Given request:
Print the material below exactly as it stands, please, from its first line to the line holding "labelsize=13.5, pad=10, labelcolor='black')", with no pictures.

### Information supplied

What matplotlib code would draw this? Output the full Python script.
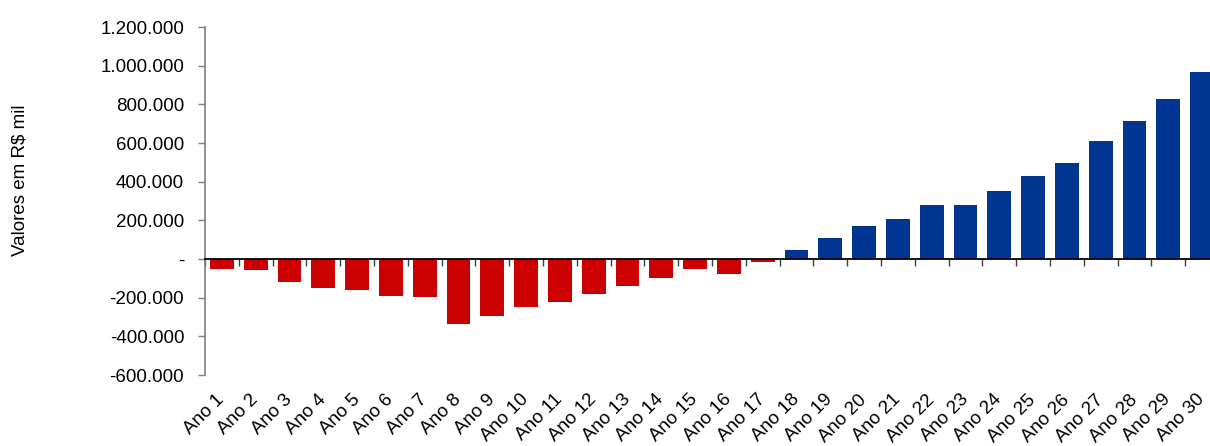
import matplotlib
matplotlib.use("Agg")
import matplotlib.pyplot as plt
from matplotlib.ticker import FuncFormatter, FixedLocator
import numpy as np

plt.rcParams['font.family'] = ['Liberation Sans', 'DejaVu Sans']

# Fluxo acumulado por ano (R$ mil)
anos = [f"Ano {i}" for i in range(1, 31)]
valores = [
    -52000, -57000, -117000, -150000, -162000, -190000, -198000, -334000,
    -295000, -248000, -221000, -179000, -140000, -100000, -52000, -76000,
    -14000, 44000, 110000, 172000, 205000, 279000, 279000, 353000,
    427000, 499000, 610000, 713000, 830000, 968000,
]
y_ticks = [-600000, -400000, -200000, 0, 200000, 400000, 600000,
           800000, 1000000, 1200000]
y_label = "Valores em R$ mil"

cor_neg = "#CC0000"
cor_pos = "#003591"

W, H = 1210, 446
fig = plt.figure(figsize=(W / 100, H / 100), dpi=100)
left, right, top, bottom = 205, 1219, 27, 375
ax = fig.add_axes([left / W, 1 - bottom / H, (right - left) / W, (bottom - top) / H])

x = np.arange(len(valores))
cores = [cor_pos if v >= 0 else cor_neg for v in valores]
ax.bar(x, valores, width=0.71, color=cores, zorder=2)

ax.set_xlim(-0.5, len(valores) - 0.5)
ax.set_ylim(y_ticks[0], y_ticks[-1])


def fmt(v, pos):
    if v == 0:
        return "-"
    return f"{v:,.0f}".replace(",", ".")


ax.yaxis.set_major_locator(FixedLocator(y_ticks))
ax.yaxis.set_major_formatter(FuncFormatter(fmt))
ax.tick_params(axis='y', direction='out', length=5, width=1, color='#7f7f7f',
               labelsize=13.5, pad=10, labelcolor='black')

for s in ['top', 'right']:
    ax.spines[s].set_visible(False)
ax.spines['left'].set_color('#7f7f7f')
ax.spines['left'].set_linewidth(1.2)
ax.spines['bottom'].set_position(('data', 0))
ax.spines['bottom'].set_color('black')
ax.spines['bottom'].set_linewidth(1.3)
ax.spines['bottom'].set_zorder(3)

# tick marks at the category boundaries on the zero line
ax.set_xticks(np.arange(len(valores) + 1) - 0.5)
ax.set_xticklabels([])
ax.tick_params(axis='x', direction='out', length=5, width=1, color='#404040')

# category labels along the bottom of the plot
sec = ax.secondary_xaxis('bottom')
sec.spines['bottom'].set_visible(False)
sec.set_xticks(x)
sec.set_xticklabels(anos, rotation=45, ha='right', va='center',
                    rotation_mode='anchor', fontsize=13.5)
sec.tick_params(axis='x', length=0, pad=16)

fig.text(20 / W, 1 - 180 / H, y_label, rotation=90, ha='center', va='center',
         fontsize=13.5)

fig.savefig("out.png", dpi=100, facecolor='white')
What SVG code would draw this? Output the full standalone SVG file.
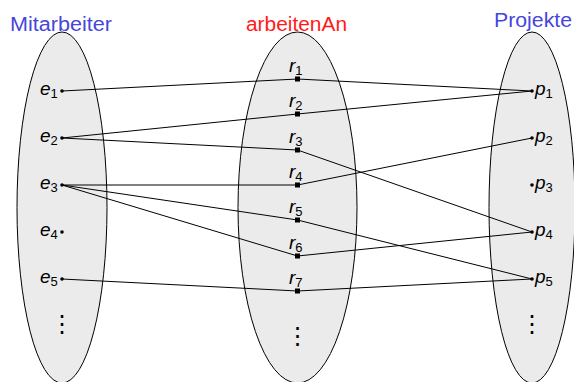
<svg xmlns="http://www.w3.org/2000/svg" width="574" height="382" viewBox="0 0 574 382">
<style>
.set{fill:#ebebeb;stroke:#000;stroke-width:1}
.title{font-family:"Liberation Sans",Arial,sans-serif;font-size:20px}
.lbl{font-family:"Liberation Sans",Arial,sans-serif;font-size:19px;font-style:italic;fill:#000}
.sub{font-size:13px;font-style:normal}
.dot{fill:#000}
.sq{fill:#000}
.vd{font-family:"DejaVu Sans",sans-serif;font-size:24px;fill:#000;text-anchor:middle}
#connectors line{stroke:#000;stroke-width:1}
</style>
<rect width="574" height="382" fill="#fff"/>
<g id="sets">
<ellipse id="set-mitarbeiter" class="set" cx="62" cy="207.5" rx="45" ry="175.5"/>
<ellipse id="set-arbeitenAn" class="set" cx="297.5" cy="207.5" rx="59.5" ry="175.5"/>
<ellipse id="set-projekte" class="set" cx="532" cy="207.5" rx="43" ry="175.5"/>
</g>
<g id="titles">
<text class="title" x="10" y="31" fill="#4646dc" textLength="102" lengthAdjust="spacingAndGlyphs">Mitarbeiter</text>
<text class="title" x="246" y="31" fill="#ff1a1a" textLength="101" lengthAdjust="spacingAndGlyphs">arbeitenAn</text>
<text class="title" x="494" y="27" fill="#4646dc" textLength="78" lengthAdjust="spacingAndGlyphs">Projekte</text>
</g>
<g id="connectors">
<line x1="62" y1="91" x2="297.5" y2="79"/>
<line x1="297.5" y1="79" x2="532" y2="91"/>
<line x1="62" y1="138" x2="297.5" y2="114"/>
<line x1="297.5" y1="114" x2="532" y2="91"/>
<line x1="62" y1="138" x2="297.5" y2="150"/>
<line x1="297.5" y1="150" x2="532" y2="232"/>
<line x1="62" y1="185" x2="297.5" y2="185"/>
<line x1="297.5" y1="185" x2="532" y2="138"/>
<line x1="62" y1="185" x2="297.5" y2="220"/>
<line x1="297.5" y1="220" x2="532" y2="279"/>
<line x1="62" y1="185" x2="297.5" y2="256"/>
<line x1="297.5" y1="256" x2="532" y2="232"/>
<line x1="62" y1="279" x2="297.5" y2="291"/>
<line x1="297.5" y1="291" x2="532" y2="279"/>
</g>
<g id="e1"><circle class="dot" cx="62" cy="91" r="1.8"/><text class="lbl" x="40" y="95">e<tspan class="sub" dy="3">1</tspan></text></g>
<g id="e2"><circle class="dot" cx="62" cy="138" r="1.8"/><text class="lbl" x="40" y="142">e<tspan class="sub" dy="3">2</tspan></text></g>
<g id="e3"><circle class="dot" cx="62" cy="185" r="1.8"/><text class="lbl" x="40" y="189">e<tspan class="sub" dy="3">3</tspan></text></g>
<g id="e4"><circle class="dot" cx="62" cy="232" r="1.8"/><text class="lbl" x="40" y="236">e<tspan class="sub" dy="3">4</tspan></text></g>
<g id="e5"><circle class="dot" cx="62" cy="279" r="1.8"/><text class="lbl" x="40" y="283">e<tspan class="sub" dy="3">5</tspan></text></g>
<g id="e-more"><text class="vd" x="62" y="332">⋮</text></g>
<g id="r1"><rect class="sq" x="295" y="76.5" width="5" height="5"/><text class="lbl" x="289" y="72">r<tspan class="sub" dy="3">1</tspan></text></g>
<g id="r2"><rect class="sq" x="295" y="111.5" width="5" height="5"/><text class="lbl" x="289" y="107">r<tspan class="sub" dy="3">2</tspan></text></g>
<g id="r3"><rect class="sq" x="295" y="147.5" width="5" height="5"/><text class="lbl" x="289" y="143">r<tspan class="sub" dy="3">3</tspan></text></g>
<g id="r4"><rect class="sq" x="295" y="182.5" width="5" height="5"/><text class="lbl" x="289" y="178">r<tspan class="sub" dy="3">4</tspan></text></g>
<g id="r5"><rect class="sq" x="295" y="217.5" width="5" height="5"/><text class="lbl" x="289" y="213">r<tspan class="sub" dy="3">5</tspan></text></g>
<g id="r6"><rect class="sq" x="295" y="253.5" width="5" height="5"/><text class="lbl" x="289" y="249">r<tspan class="sub" dy="3">6</tspan></text></g>
<g id="r7"><rect class="sq" x="295" y="288.5" width="5" height="5"/><text class="lbl" x="289" y="284">r<tspan class="sub" dy="3">7</tspan></text></g>
<g id="r-more"><text class="vd" x="297.5" y="344">⋮</text></g>
<g id="p1"><circle class="dot" cx="532" cy="91" r="1.8"/><text class="lbl" x="535" y="95">p<tspan class="sub" dy="3">1</tspan></text></g>
<g id="p2"><circle class="dot" cx="532" cy="138" r="1.8"/><text class="lbl" x="535" y="142">p<tspan class="sub" dy="3">2</tspan></text></g>
<g id="p3"><circle class="dot" cx="532" cy="185" r="1.8"/><text class="lbl" x="535" y="189">p<tspan class="sub" dy="3">3</tspan></text></g>
<g id="p4"><circle class="dot" cx="532" cy="232" r="1.8"/><text class="lbl" x="535" y="236">p<tspan class="sub" dy="3">4</tspan></text></g>
<g id="p5"><circle class="dot" cx="532" cy="279" r="1.8"/><text class="lbl" x="535" y="283">p<tspan class="sub" dy="3">5</tspan></text></g>
<g id="p-more"><text class="vd" x="532" y="332">⋮</text></g>
</svg>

######

Answer in full:
What matplotlib code would draw this? Output the full Python script.
import matplotlib
matplotlib.use("Agg")
import matplotlib.pyplot as plt
from matplotlib.ticker import FuncFormatter, FixedLocator
import numpy as np

plt.rcParams['font.family'] = ['Liberation Sans', 'DejaVu Sans']

# Fluxo acumulado por ano (R$ mil)
anos = [f"Ano {i}" for i in range(1, 31)]
valores = [
    -52000, -57000, -117000, -150000, -162000, -190000, -198000, -334000,
    -295000, -248000, -221000, -179000, -140000, -100000, -52000, -76000,
    -14000, 44000, 110000, 172000, 205000, 279000, 279000, 353000,
    427000, 499000, 610000, 713000, 830000, 968000,
]
y_ticks = [-600000, -400000, -200000, 0, 200000, 400000, 600000,
           800000, 1000000, 1200000]
y_label = "Valores em R$ mil"

cor_neg = "#CC0000"
cor_pos = "#003591"

W, H = 1210, 446
fig = plt.figure(figsize=(W / 100, H / 100), dpi=100)
left, right, top, bottom = 205, 1219, 27, 375
ax = fig.add_axes([left / W, 1 - bottom / H, (right - left) / W, (bottom - top) / H])

x = np.arange(len(valores))
cores = [cor_pos if v >= 0 else cor_neg for v in valores]
ax.bar(x, valores, width=0.71, color=cores, zorder=2)

ax.set_xlim(-0.5, len(valores) - 0.5)
ax.set_ylim(y_ticks[0], y_ticks[-1])


def fmt(v, pos):
    if v == 0:
        return "-"
    return f"{v:,.0f}".replace(",", ".")


ax.yaxis.set_major_locator(FixedLocator(y_ticks))
ax.yaxis.set_major_formatter(FuncFormatter(fmt))
ax.tick_params(axis='y', direction='out', length=5, width=1, color='#7f7f7f',
               labelsize=13.5, pad=10, labelcolor='black')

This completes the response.